Environments and Wrappers API
- class layeredrl.envs.LogRewWrapper(env, r_offset: float = 30.0, r_scale: float = 0.02)[source]
Bases:
RewardWrapperApplies log to the reward.
- __init__(env, r_offset: float = 30.0, r_scale: float = 0.02)[source]
Constructor for the Reward wrapper.
- Parameters:
env – Environment to be wrapped.
- reward(r: SupportsFloat) SupportsFloat[source]
Returns a modified environment
reward.- Parameters:
reward – The
envstep()reward- Returns:
The modified reward
- class layeredrl.envs.AntFlippedWrapper(env: Env[ObsType, ActType])[source]
Bases:
WrapperWrapper around Ant Maze environment that terminates when the Ant has flipped over.
- class layeredrl.envs.AntNoWallFlippedWrapper(env: Env[ObsType, ActType])[source]
Bases:
WrapperWrapper around Ant environment that terminates when the Ant has flipped over.
- class layeredrl.envs.AffineRewWrapper(env, r_offset: SupportsFloat = 0.0, r_scale: SupportsFloat = 1.0)[source]
Bases:
RewardWrapperApplies an affine linear transformation to the reward signal.
- __init__(env, r_offset: SupportsFloat = 0.0, r_scale: SupportsFloat = 1.0)[source]
Constructor for the Reward wrapper.
- Parameters:
env – Environment to be wrapped.
- reward(r: SupportsFloat) SupportsFloat[source]
Returns a modified environment
reward.- Parameters:
reward – The
envstep()reward- Returns:
The modified reward
- class layeredrl.envs.Maze2DEnv(maze_layout: ndarray | None = None, maze_size: Tuple[int, int] = (10, 10), cell_size: float = 1.0, start_pos: List[Tuple[float, float]] | None = None, goal_pos: List[Tuple[float, float]] | None = None, goal_radius: float = 0.3, max_velocity: float = 1.0, dt: float = 0.1, max_episode_steps: int = 400, dense_reward: bool = True, render_mode: str | None = None, pixel_size: int = 600)[source]
Bases:
EnvA simple 2D maze environment with a velocity-controlled point mass.
The agent controls velocity directly.

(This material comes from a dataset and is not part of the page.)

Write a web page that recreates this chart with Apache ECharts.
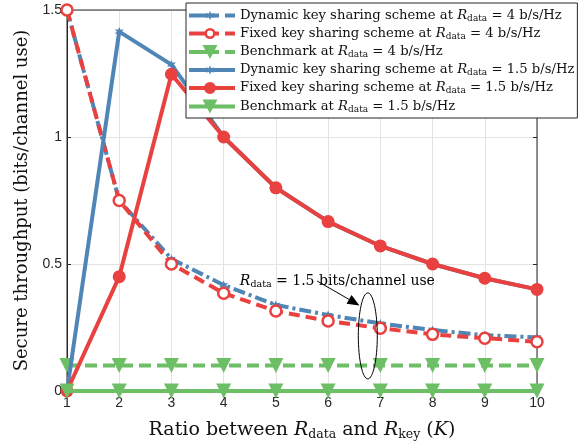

The environment includes: - Collision detection with walls - Configurable maze layouts - Pygame-based visualization for rendering and planning overlays
- Observation:
- Type: Dict with keys:
‘observation’: Box(2) - current position [x, y]

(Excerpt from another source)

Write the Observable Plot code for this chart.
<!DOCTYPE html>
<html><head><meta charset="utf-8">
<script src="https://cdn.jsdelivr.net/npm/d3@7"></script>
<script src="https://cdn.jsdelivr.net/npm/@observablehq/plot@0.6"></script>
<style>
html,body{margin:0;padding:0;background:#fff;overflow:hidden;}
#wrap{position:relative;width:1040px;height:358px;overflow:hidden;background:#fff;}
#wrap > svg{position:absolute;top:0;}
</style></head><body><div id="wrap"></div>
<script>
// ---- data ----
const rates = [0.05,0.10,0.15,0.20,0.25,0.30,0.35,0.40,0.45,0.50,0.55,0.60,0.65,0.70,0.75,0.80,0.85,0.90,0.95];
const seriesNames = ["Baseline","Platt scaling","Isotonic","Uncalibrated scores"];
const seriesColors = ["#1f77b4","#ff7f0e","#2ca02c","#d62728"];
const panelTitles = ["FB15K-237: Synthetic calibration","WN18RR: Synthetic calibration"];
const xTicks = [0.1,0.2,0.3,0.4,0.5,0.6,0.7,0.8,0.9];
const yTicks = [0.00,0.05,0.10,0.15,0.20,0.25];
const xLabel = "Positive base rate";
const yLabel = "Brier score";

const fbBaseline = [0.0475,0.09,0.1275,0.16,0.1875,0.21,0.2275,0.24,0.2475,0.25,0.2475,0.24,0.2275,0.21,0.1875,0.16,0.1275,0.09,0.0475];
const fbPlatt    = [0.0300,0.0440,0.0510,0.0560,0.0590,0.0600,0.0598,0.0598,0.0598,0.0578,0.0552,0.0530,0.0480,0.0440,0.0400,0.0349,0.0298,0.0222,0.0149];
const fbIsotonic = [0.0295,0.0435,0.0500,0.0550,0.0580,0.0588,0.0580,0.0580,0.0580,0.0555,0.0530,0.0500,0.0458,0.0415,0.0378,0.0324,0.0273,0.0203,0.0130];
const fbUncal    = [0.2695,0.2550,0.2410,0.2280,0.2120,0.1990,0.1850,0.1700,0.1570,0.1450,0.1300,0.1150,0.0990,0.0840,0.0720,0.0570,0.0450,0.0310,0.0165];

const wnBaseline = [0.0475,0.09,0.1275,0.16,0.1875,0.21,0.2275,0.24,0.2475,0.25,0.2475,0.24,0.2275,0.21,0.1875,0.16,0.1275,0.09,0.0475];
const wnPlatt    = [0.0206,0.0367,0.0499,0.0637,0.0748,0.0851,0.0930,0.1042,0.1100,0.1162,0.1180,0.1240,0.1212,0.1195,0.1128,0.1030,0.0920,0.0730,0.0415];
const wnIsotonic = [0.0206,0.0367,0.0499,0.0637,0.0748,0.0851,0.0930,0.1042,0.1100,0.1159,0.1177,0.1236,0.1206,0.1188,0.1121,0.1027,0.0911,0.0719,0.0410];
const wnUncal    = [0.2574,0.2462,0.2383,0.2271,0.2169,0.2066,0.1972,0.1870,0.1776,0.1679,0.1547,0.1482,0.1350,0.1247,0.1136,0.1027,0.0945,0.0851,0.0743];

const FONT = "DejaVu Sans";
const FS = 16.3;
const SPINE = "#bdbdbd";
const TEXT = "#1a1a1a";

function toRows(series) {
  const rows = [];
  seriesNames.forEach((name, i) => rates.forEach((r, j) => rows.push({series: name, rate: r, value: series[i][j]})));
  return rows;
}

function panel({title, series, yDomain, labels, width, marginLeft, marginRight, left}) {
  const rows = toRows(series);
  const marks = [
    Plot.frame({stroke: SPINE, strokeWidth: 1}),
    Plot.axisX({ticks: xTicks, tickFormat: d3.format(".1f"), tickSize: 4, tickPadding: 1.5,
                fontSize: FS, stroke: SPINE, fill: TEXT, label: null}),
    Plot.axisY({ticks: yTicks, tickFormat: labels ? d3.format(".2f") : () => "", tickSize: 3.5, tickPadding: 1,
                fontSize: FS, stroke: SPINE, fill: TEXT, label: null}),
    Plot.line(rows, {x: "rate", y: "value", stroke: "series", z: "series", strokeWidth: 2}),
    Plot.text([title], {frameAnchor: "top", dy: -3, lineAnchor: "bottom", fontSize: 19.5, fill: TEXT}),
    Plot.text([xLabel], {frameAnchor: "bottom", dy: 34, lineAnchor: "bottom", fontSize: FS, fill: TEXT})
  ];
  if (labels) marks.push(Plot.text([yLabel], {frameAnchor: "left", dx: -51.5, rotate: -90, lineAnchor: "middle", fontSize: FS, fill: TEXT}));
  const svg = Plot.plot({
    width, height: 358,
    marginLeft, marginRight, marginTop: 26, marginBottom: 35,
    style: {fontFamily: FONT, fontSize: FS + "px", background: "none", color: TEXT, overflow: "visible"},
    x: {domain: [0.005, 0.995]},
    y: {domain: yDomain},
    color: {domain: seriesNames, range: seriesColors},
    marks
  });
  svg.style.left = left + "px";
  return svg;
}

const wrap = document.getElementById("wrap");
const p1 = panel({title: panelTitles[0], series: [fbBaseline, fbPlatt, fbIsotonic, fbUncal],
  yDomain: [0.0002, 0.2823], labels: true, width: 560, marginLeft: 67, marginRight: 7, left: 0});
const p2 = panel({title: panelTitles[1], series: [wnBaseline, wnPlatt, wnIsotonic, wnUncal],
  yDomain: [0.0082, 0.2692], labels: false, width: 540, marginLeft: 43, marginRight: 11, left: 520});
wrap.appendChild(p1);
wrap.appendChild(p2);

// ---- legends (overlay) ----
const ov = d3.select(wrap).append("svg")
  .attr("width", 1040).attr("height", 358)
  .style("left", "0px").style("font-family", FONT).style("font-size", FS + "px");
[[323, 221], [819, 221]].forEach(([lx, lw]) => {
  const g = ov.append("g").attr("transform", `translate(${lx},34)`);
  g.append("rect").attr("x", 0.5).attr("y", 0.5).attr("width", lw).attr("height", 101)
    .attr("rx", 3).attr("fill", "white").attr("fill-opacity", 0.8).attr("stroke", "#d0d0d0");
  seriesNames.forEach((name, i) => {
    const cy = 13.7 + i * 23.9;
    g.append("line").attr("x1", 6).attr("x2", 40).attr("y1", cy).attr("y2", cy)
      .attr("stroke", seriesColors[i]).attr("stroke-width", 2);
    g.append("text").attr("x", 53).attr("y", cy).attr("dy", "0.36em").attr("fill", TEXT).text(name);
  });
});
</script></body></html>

‘achieved_goal’: Box(2) - current position [x, y]
‘desired_goal’: Box(2) - goal position [x, y]
- Each Box has:
Min: [0, 0] Max: [maze_width, maze_height]
- Action:
Type: Box(2) Num Action Min Max 0 x velocity -max_velocity max_velocity 1 y velocity -max_velocity max_velocity
- Reward:
Sparse reward of 1.0 when reaching the goal, 0.0 otherwise. Can be customized with a reward function.
- Episode Termination:
Agent reaches within goal_radius of the goal position
Episode length is greater than max_episode_steps
- __init__(maze_layout: ndarray | None = None, maze_size: Tuple[int, int] = (10, 10), cell_size: float = 1.0, start_pos: List[Tuple[float, float]] | None = None, goal_pos: List[Tuple[float, float]] | None = None, goal_radius: float = 0.3, max_velocity: float = 1.0, dt: float = 0.1, max_episode_steps: int = 400, dense_reward: bool = True, render_mode: str | None = None, pixel_size: int = 600)[source]

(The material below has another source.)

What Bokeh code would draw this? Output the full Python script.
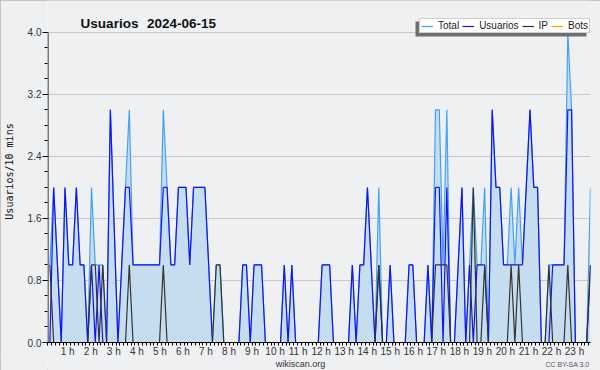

Initialize the Maze2D environment.
- Parameters:
maze_layout – Binary array where 1 = wall, 0 = free space. If None, creates empty maze.
maze_size – Size of the maze in cells (height, width) if maze_layout is None
cell_size – Size of each cell in world coordinates
start_pos – List of starting positions (x, y). If None, uses all empty cells.
goal_pos – List of goal positions (x, y). If None, uses all empty cells.
goal_radius – Distance threshold for reaching the goal
max_velocity – Maximum velocity magnitude in each dimension
dt – Time step for integration
max_episode_steps – Maximum steps per episode
dense_reward – If True, provide dense reward based on distance to goal
render_mode – “human” or “rgb_array”
pixel_size – Size of the rendering window in pixels
- reset(seed: int | None = None, options: Dict[str, Any] | None = None) Tuple[ndarray, Dict[str, Any]][source]
Reset the environment to initial state.
- layeredrl.envs.create_simple_maze(size: int = 10) ndarray[source]
Create a simple maze with some walls.